Early in 2010, Ticketmaster, one of the largest ticket distribution companies merged with Live Nation, a top venue and concert promotion company. The merger caused antitrust concerns, and the Department of Justice gave its approval only on certain terms. Ticketmaster had to first divest itself of its ticketing subsidiary Paciolan, which Comcast Spectator bought, and secondly, it had to license its proprietary ticketing software to the Anschutz Entertainment Group. Antitrust concerns, of course, are based on competition being beneficial. But now, the new merged entity, known as Live Nation Entertainment, is proceeding with another controversial acquisition.
In September 2011, Live Nation Entertainment, described as the “world’s biggest ticketing, concerts promotions and artist management firm” formed a joint venture with another artist management group inside Universal (UMG). A joint venture does not raise antitrust concerns as a merger does. However, many observers are worried that this alliance will be bad for artists by reducing their leverage to choose a management firm.
UMG is the world’s largest music content company with market leading positions in recorded music, music publishing, and merchandising. In 2007, it acquired the British Sanctuary Group, a promotion company, and thus began its endeavor in the artist management business (Sanctuary’s artist management firm was key to the deal). As Live Nation already represented nearly four-tenths of all music concerts in North America before the merger with Ticketmaster, there is much concern about its joint venture with UMG.
The joint venture will be “aimed at strengthening artists and their brands through a variety of worldwide sponsorships, strategic marketing campaigns and brand extension opportunities.” Live Nation has put its Front Line Management Group division, with a 51% control stake in the deal, in charge. In return, Universal is getting the expertise of Live Nation Chairman Irving Azoff, who will likely better promote Universal’s emerging bands. For Azoff, the joint venture opens up new avenues for a better synergy between artists and their management, and the setup is more attuned to react to and exploit innovations in the industry. Whereas this could be true for top level artists with leverage on their management, it is less certain that benefits will accrue to lesser-known talent that does not already have a seat a the table.
Additionally, the joint venture seeks to bundle concert tickets with recorded music sales using Live Nation’s Ticketmaster operations. (Bundling products definitely raises antitrust issues if a customer wishes to purchase one product and is forced to tie in an additional item as a condition of the sale; there is no problem if the buyer can get the original item without purchasing the tie-in).

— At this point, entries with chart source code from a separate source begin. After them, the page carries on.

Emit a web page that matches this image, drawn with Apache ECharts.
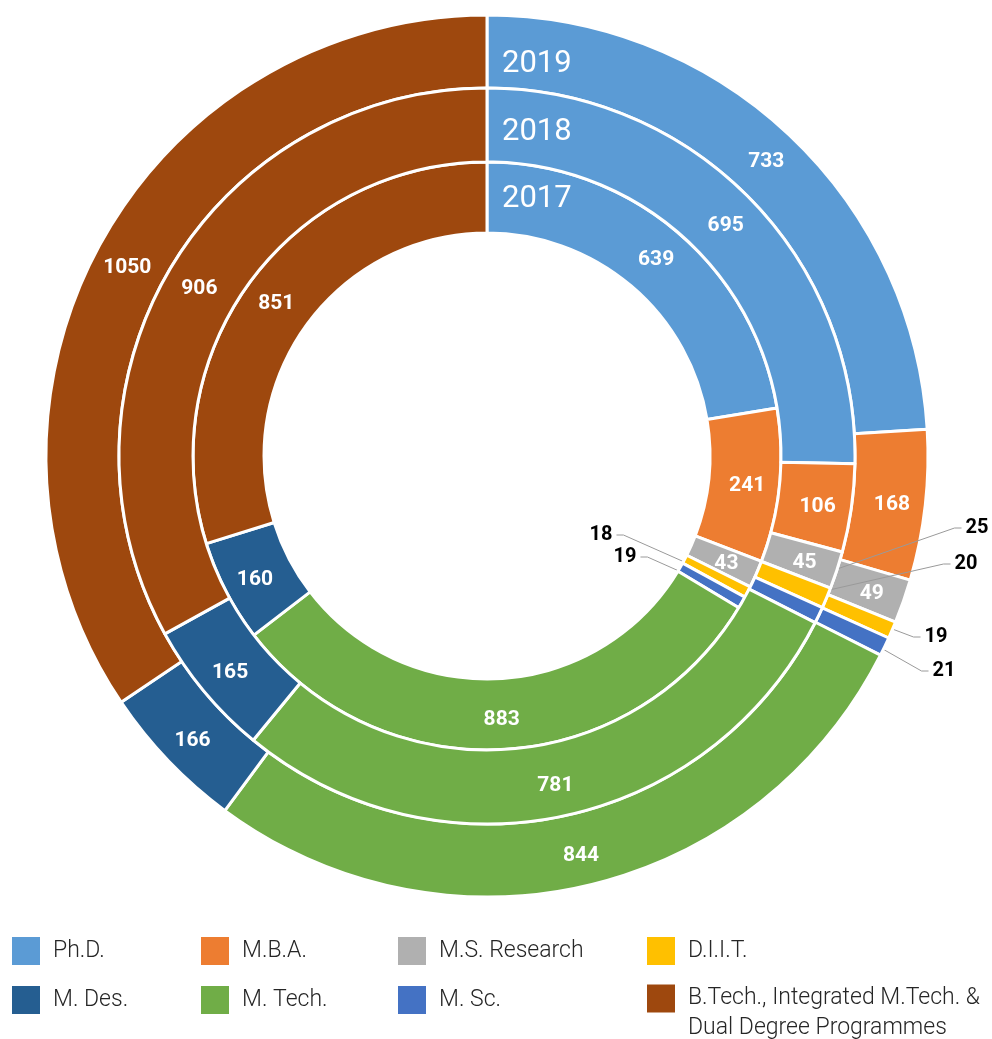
<!DOCTYPE html>
<html>
<head>
<meta charset="utf-8">
<script src="https://cdn.jsdelivr.net/npm/echarts@6/dist/echarts.min.js"></script>
<style>
html,body{margin:0;padding:0;background:#fff;}
#chart{width:992px;height:1039px;}
</style>
</head>
<body>
<div id="chart"></div>
<script>
// ---- data ----
var categories = ['Ph.D.', 'M.B.A.', 'M.S. Research', 'D.I.I.T.', 'M. Sc.', 'M. Tech.', 'M. Des.', 'B.Tech., Integrated M.Tech. & Dual Degree Programmes'];
var years = ['2017', '2018', '2019'];
var values2017 = [639, 241, 43, 18, 19, 883, 160, 851];
var values2018 = [695, 106, 45, 25, 20, 781, 165, 906];
var values2019 = [733, 168, 49, 19, 21, 844, 166, 1050];
var colors = ['#5B9BD5', '#ED7D31', '#B0B0B0', '#FFC000', '#4472C4', '#70AD47', '#255E91', '#9E480E'];

// ---- layout ----
var CX = 487, CY = 456;
var rings = [[223, 294], [294, 368], [368, 441]];
var smallIdx = [3, 4];
// outside label placement (label centers) for the thin slices
var outsideLabelPos = [
  {3: [601, 535], 4: [625, 557]},
  {3: [977, 528], 4: [966, 564]},
  {3: [936, 637], 4: [944, 671]}
];
var yearLabelPos = [[502, 196], [502, 129.5], [502, 61.5]];

var chart = echarts.init(document.getElementById('chart'), null, {renderer: 'canvas'});
var FONT = 'Roboto';

function buildData(vals) {
  return vals.map(function (v, i) {
    var item = {name: categories[i], value: v};
    if (smallIdx.indexOf(i) >= 0) {
      item.label = {position: 'outside', color: '#000', fontSize: 20, fontWeight: 'bold', offset: [0, 0]};
      item.labelLine = {show: true};
    }
    return item;
  });
}

var allVals = [values2017, values2018, values2019];
var series = allVals.map(function (vals, si) {
  return {
    type: 'pie',
    name: years[si],
    z: si === 1 ? 3 : 2,
    center: [CX, CY],
    radius: rings[si],
    startAngle: 90,
    clockwise: true,
    avoidLabelOverlap: false,
    animation: false,
    itemStyle: {borderColor: '#fff', borderWidth: 3},
    label: {
      show: true,
      position: 'inside',
      formatter: '{c}',
      color: '#fff',
      fontFamily: FONT,
      fontSize: 21,
      fontWeight: 'bold',
      offset: [0, 3]
    },
    labelLine: {show: false, smooth: false, lineStyle: {color: '#9a9a9a', width: 1}},
    labelLayout: function (params) {
      var pos = outsideLabelPos[si][params.dataIndex];
      if (!pos) {
        return {};
      }
      var r = params.rect;
      var sx = r.x + r.width / 2, sy = r.y + r.height / 2;
      var w = params.labelRect.width;
      var side = pos[0] < sx ? 1 : -1;
      var ex = pos[0] + side * (w / 2 + 4);
      var bx = ex + side * 7;
      return {
        x: pos[0], y: pos[1], align: 'center', verticalAlign: 'middle',
        labelLinePoints: [[sx, sy], [bx, pos[1]], [ex, pos[1]]]
      };
    },
    emphasis: {disabled: true},
    data: buildData(vals)
  };
});

var legendTextStyle = {fontFamily: FONT, fontSize: 23, fontWeight: 300, color: '#262626', padding: [0, 0, 0, 7]};
var legendCols = [
  {left: 10, top: 935, names: [categories[0], categories[6]]},
  {left: 199, top: 935, names: [categories[1], categories[5]]},
  {left: 396, top: 935, names: [categories[2], categories[4]]},
  {left: 645, top: 935, names: [categories[3]]},
  {left: 645, top: 957, names: [categories[7]], wrap: true}
];
var legends = legendCols.map(function (col) {
  var lg = {
    orient: 'vertical',
    left: col.left,
    top: col.top,
    padding: 0,
    itemWidth: 30,
    itemHeight: 30,
    itemGap: 17,
    icon: 'rect',
    selectedMode: false,
    textStyle: legendTextStyle,
    data: col.names.slice()
  };
  if (col.wrap) {
    lg.formatter = function (name) {
      var parts = name.split(' & ');
      return '{s| }\n{t|' + parts[0] + ' &}\n{t|' + parts[1] + '}';
    };
    lg.textStyle = {
      fontFamily: FONT, fontSize: 23, fontWeight: 300, color: '#262626', padding: [0, 0, 0, 7],
      rich: {
        s: {fontSize: 23, lineHeight: 30, fontFamily: FONT},
        t: {fontSize: 23, lineHeight: 30, fontWeight: 300, color: '#262626', fontFamily: FONT}
      }
    };
  }
  return lg;
});

var graphics = years.map(function (y, i) {
  return {
    type: 'text',
    left: yearLabelPos[i][0],
    top: yearLabelPos[i][1] - 12.5,
    z: 100,
    style: {text: y, fill: '#fff', font: 'normal 31px ' + FONT}
  };
});

chart.setOption({
  animation: false,
  color: colors,
  textStyle: {fontFamily: FONT},
  legend: legends,
  graphic: graphics,
  series: series
});
</script>
</body>
</html>
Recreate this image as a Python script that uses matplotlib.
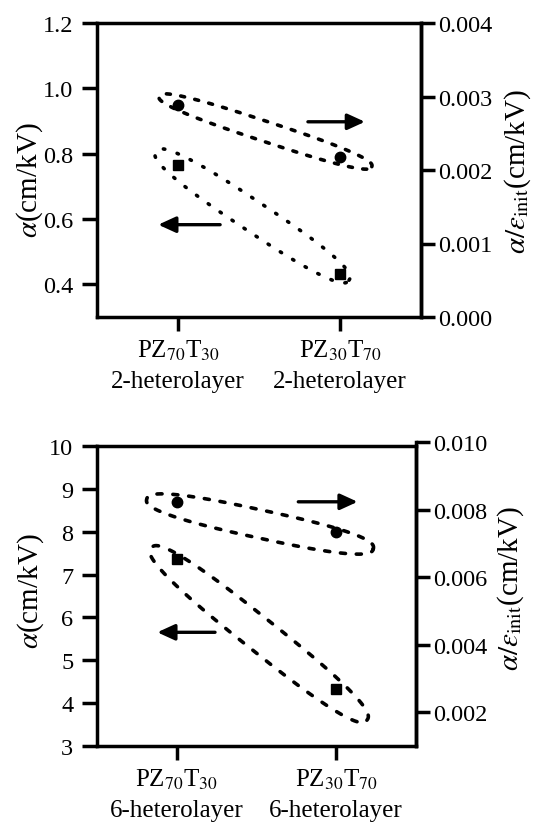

If this powerful alliance can have its way just on the bundling count, the terms of trade of the music industry might change forever. After all, it was not long ago when recorded music and live music were regarded as separate businesses. The A&R head and the Business Affairs manager of a label were always different in kind to a concert promoter and a booking agent. Moreover, their respective revenue sources, i.e. receipts from a recorded medium and ticket grosses from a live musical experience, were very different. In short, the joint venture between Live Nation and UMG is perhaps the best exemplar so far of the confluence of recorded and live music. It is symptomatic of the bigger long-term realignment we are witnessing in this industry.